Hamish Tadgell, SG Hiscock Australian equities portfolio manager, said looking back at previous cycles, typically it took three years to get back to pre-crisis earnings.

“If you look at the Global Financial Crisis (GFC) it took a lot longer and was a very slow recovery; it was nine years to get back to pre-crisis GFC earnings,” Tadgell said.

“We think the recovery this time around will not be like the GFC – there’s some important distinctions to make between the GFC and today – the GFC was a financial crisis and this is an event driven crisis.

“This time we’ve seen household cashflow actually rise through the recession, it’s very unusual that you see that which is a consequence of the massive stimulus, things like JobKeeper, mortgage furloughing and superannuation early release, etc.”

Tadgell said some sectors of the market, particularly technology and some consumer stocks, would drive earnings recovery.

“We’ve seen massive price-to-earnings (P/E) expansion; average versus high P/E stocks are 47 times in the market,” Tadgell said.

“That’s about an 80% premium to the 20-year average, whereas on the value side on average they’re trading at a 55% discount to the 20-year average.

“You have this massive dispersion as a result of clearly some big crisis and idiosyncratic issues.”

The last decade had also seen massive outperformance for growth stocks when compared to value stocks.

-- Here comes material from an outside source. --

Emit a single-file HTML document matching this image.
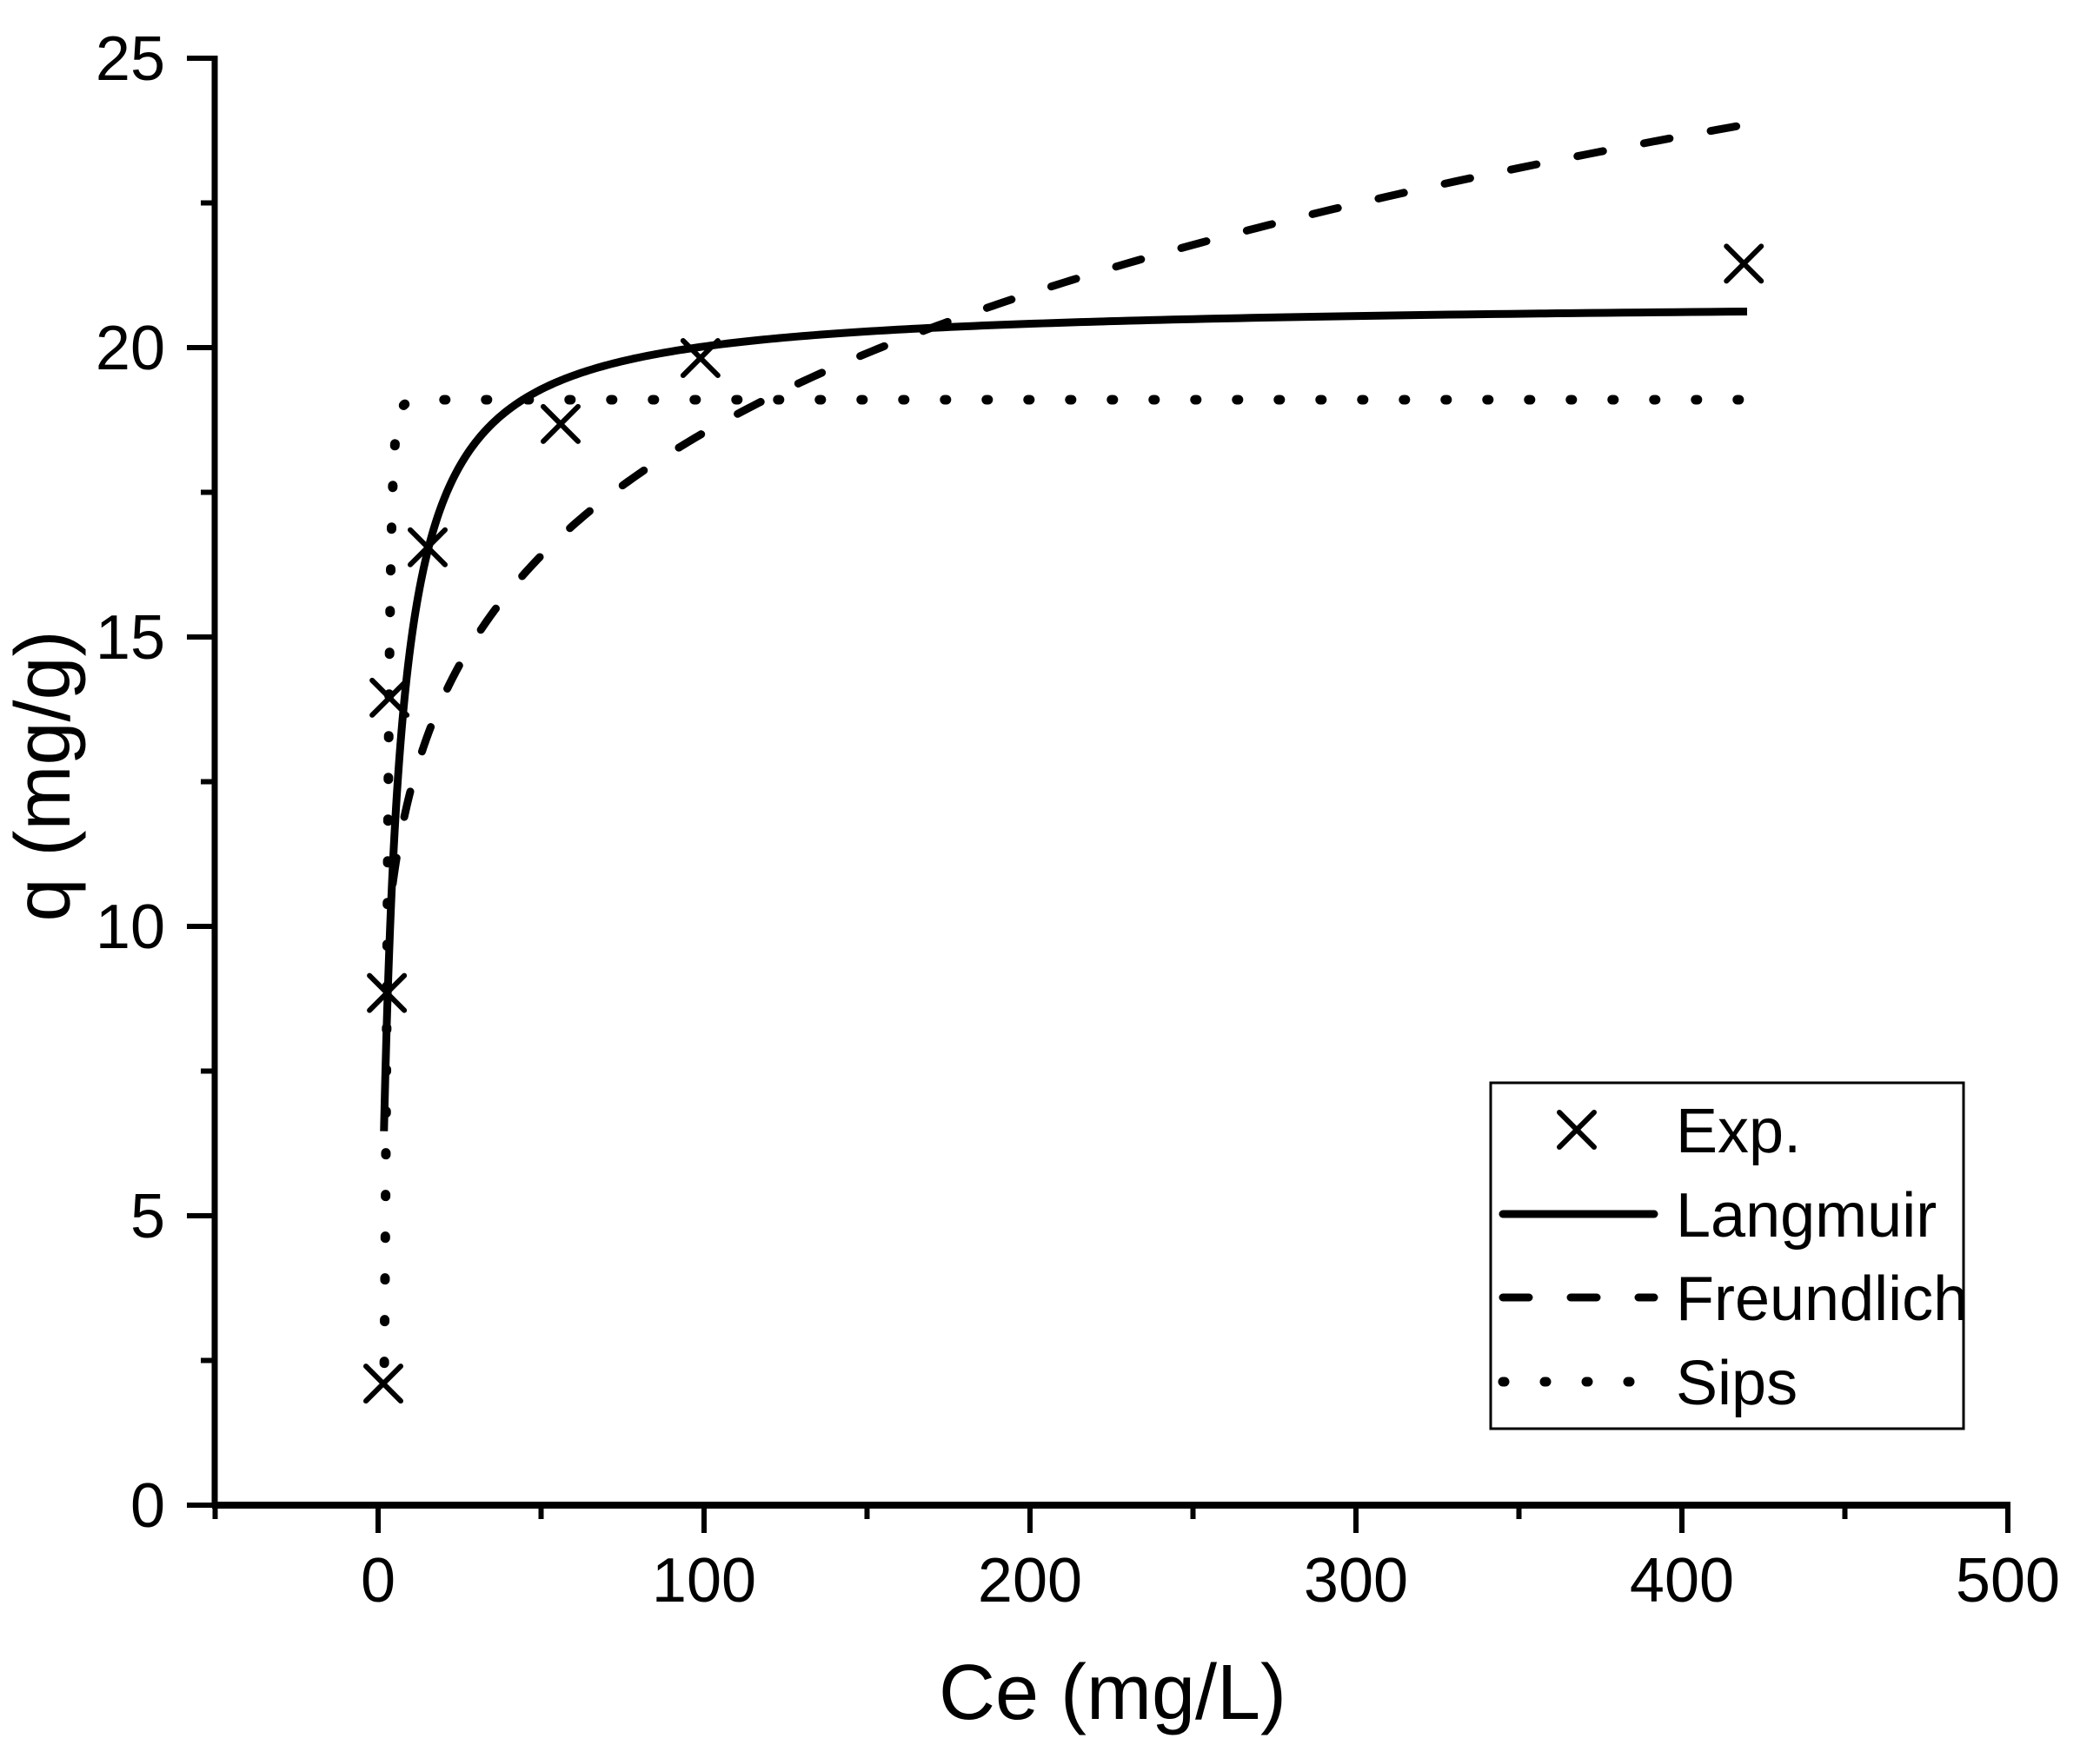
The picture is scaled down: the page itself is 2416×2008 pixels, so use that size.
<!DOCTYPE html>
<html><head><meta charset="utf-8"><style>
html,body{margin:0;padding:0;background:#fff;}
svg{display:block;font-family:"Liberation Sans",Arial,sans-serif;}
</style></head><body>
<svg id="s" width="2416" height="2008" viewBox="0 0 2416 2008" xmlns="http://www.w3.org/2000/svg">
<rect width="2416" height="2008" fill="#fff"/>
<g id="ticks" stroke="#000" stroke-width="6" fill="none"></g>
<line x1="247" y1="64" x2="247" y2="1735" stroke="#000" stroke-width="7"/>
<line x1="244" y1="1732" x2="2313" y2="1732" stroke="#000" stroke-width="8"/>
<g font-size="72" fill="#000" text-anchor="end">
<text x="190" y="1757">0</text><text x="190" y="1424">5</text><text x="190" y="1091">10</text>
<text x="190" y="758">15</text><text x="190" y="425">20</text><text x="190" y="92">25</text>
</g>
<g font-size="72" fill="#000" text-anchor="middle">
<text x="435" y="1843">0</text><text x="810" y="1843">100</text><text x="1185" y="1843">200</text>
<text x="1560" y="1843">300</text><text x="1935" y="1843">400</text><text x="2310" y="1843">500</text>
</g>
<text x="1280" y="1978" font-size="90" text-anchor="middle">Ce (mg/L)</text>
<text transform="translate(80,893) rotate(-90)" font-size="90" text-anchor="middle">q (mg/g)</text>
<path id="lang" fill="none" stroke="#000" stroke-width="9" stroke-linejoin="round"/>
<path id="freu" fill="none" stroke="#000" stroke-width="9" stroke-dasharray="30 48" stroke-linecap="round"/>
<path id="sips" fill="none" stroke="#000" stroke-width="11" stroke-dasharray="2 46" stroke-linecap="round"/>
<g id="marks" stroke="#000" stroke-width="6" stroke-linecap="round"></g>
<rect x="1715" y="1246" width="544" height="398" fill="none" stroke="#000" stroke-width="3"/>
<g stroke="#000" stroke-width="6" stroke-linecap="round">
<line x1="1794" y1="1280" x2="1834" y2="1320"/><line x1="1794" y1="1320" x2="1834" y2="1280"/>
</g>
<line x1="1729" y1="1397" x2="1903" y2="1397" stroke="#000" stroke-width="9" stroke-linecap="round"/>
<line x1="1729" y1="1493" x2="1903" y2="1493" stroke="#000" stroke-width="9" stroke-linecap="round" stroke-dasharray="30 48"/>
<line x1="1729" y1="1590" x2="1903" y2="1590" stroke="#000" stroke-width="11" stroke-linecap="round" stroke-dasharray="2 46"/>
<g font-size="72" fill="#000">
<text x="1928" y="1326">Exp.</text><text x="1928" y="1423">Langmuir</text>
<text x="1928" y="1519">Freundlich</text><text x="1928" y="1616">Sips</text>
</g>
</svg>
<script>
var X=function(c){return 435+3.75*c;},Y=function(q){return 1732-66.6*q;};
var t='';
for(var v=0;v<=25.001;v+=2.5){var maj=Math.abs(v/5-Math.round(v/5))<1e-6;var y=Y(v);t+='<line x1="'+(maj?215:231)+'" y1="'+y+'" x2="247" y2="'+y+'"/>';}
for(var c=-50;c<=500;c+=50){var maj=(c%100===0);var x=X(c);t+='<line x1="'+x+'" y1="1732" x2="'+x+'" y2="'+(maj?1764:1748)+'"/>';}
document.getElementById('ticks').innerHTML=t;
function path(f,a,b,n,log){var d='';for(var i=0;i<=n;i++){var c=log?a*Math.pow(b/a,i/n):a+(b-a)*i/n;d+=(i?'L':'M')+X(c).toFixed(2)+','+Y(f(c)).toFixed(2);}return d;}
document.getElementById('lang').setAttribute('d',path(function(c){return 20.82*0.25*c/(1+0.25*c);},1.8,420,400,true));
document.getElementById('freu').setAttribute('d',path(function(c){return 8.24*Math.pow(c,0.176);},4.5,420,400,true));
document.getElementById('sips').setAttribute('d',path(function(c){var k=Math.pow(0.361*c,5.08);return 19.1*k/(1+k);},1.9,420,600,true));
var pts=[[1.6,2.1],[2.7,8.85],[3.5,13.95],[15.2,16.55],[56,18.68],[98.9,19.82],[419,21.45]];
var m='';pts.forEach(function(p){var x=X(p[0]),y=Y(p[1]);m+='<line x1="'+(x-20)+'" y1="'+(y-20)+'" x2="'+(x+20)+'" y2="'+(y+20)+'"/><line x1="'+(x-20)+'" y1="'+(y+20)+'" x2="'+(x+20)+'" y2="'+(y-20)+'"/>';});
document.getElementById('marks').innerHTML=m;
</script>
</body></html>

“There’s been incredible outperformance, really driven by that low growth period post-GFC and declining bond rates,” Tadgell said.

“We’re now at a point where we think that bonds or interest rates have really reached their lower bounds.

“The ability to benefit materially from lower bond rates, and the valuation expansion for long duration stocks and high growth stocks is much reduced.”

From an investing perspective, Tadgell said the firm had structured their portfolio to capture the move to growth.

“There’s still some very good growth stocks or what we call structural compounders – companies that have a dominant position and strong competitive advantages,” Tadgell said.

“But we do think there is a need to reallocate some of the portfolio towards quality cyclicals, and over the last six to eight weeks we have been buying into quality cyclicals.

“[We] have moved 80% of our portfolio out of the structural compounder bucket and into quality cyclicals.”